(Part of a data file)
—————

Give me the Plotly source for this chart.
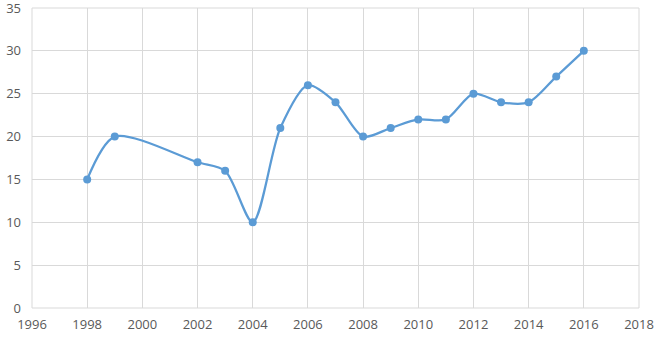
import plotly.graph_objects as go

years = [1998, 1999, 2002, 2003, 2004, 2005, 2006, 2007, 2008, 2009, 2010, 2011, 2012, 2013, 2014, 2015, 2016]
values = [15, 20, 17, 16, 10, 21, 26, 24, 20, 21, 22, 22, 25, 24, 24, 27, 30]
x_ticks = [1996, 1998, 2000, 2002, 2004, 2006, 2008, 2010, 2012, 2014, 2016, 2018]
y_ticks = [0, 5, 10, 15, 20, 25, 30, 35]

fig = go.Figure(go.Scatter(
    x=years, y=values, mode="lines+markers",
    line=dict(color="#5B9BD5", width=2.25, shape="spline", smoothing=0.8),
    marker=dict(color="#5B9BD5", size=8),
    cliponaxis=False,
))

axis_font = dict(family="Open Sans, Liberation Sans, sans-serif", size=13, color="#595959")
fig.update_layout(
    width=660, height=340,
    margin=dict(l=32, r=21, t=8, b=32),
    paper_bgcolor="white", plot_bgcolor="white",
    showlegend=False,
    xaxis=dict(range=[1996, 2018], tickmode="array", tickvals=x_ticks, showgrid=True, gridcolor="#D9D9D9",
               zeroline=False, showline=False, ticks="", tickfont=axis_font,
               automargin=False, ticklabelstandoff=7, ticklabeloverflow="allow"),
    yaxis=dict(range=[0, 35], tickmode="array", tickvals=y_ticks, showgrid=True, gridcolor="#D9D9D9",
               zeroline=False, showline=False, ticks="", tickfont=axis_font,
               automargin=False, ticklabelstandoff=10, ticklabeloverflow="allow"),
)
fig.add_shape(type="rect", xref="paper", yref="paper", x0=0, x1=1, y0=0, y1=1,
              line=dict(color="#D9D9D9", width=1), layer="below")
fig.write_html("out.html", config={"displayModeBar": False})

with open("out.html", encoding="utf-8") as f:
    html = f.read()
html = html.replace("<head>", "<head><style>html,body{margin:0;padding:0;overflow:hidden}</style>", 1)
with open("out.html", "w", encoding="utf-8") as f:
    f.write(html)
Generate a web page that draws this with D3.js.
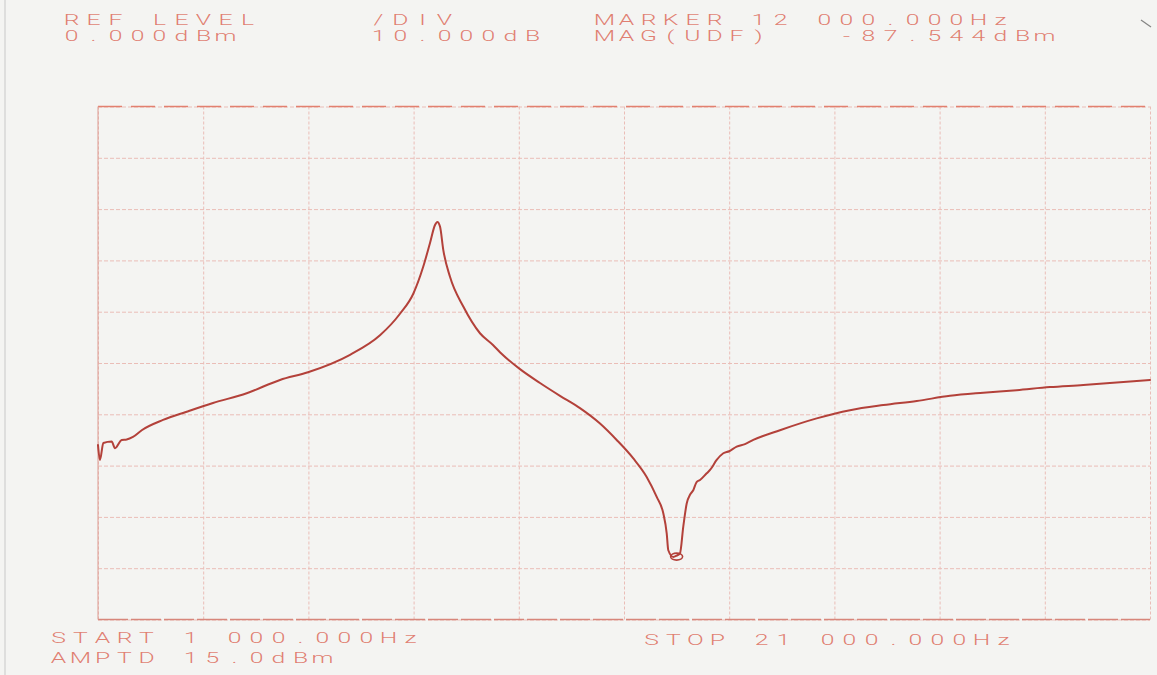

—————

__Stated task__
Show the lines that mention the word "this".

__Task solution__
Give me the Plotly source for this chart.
Generate a web page that draws this with D3.js.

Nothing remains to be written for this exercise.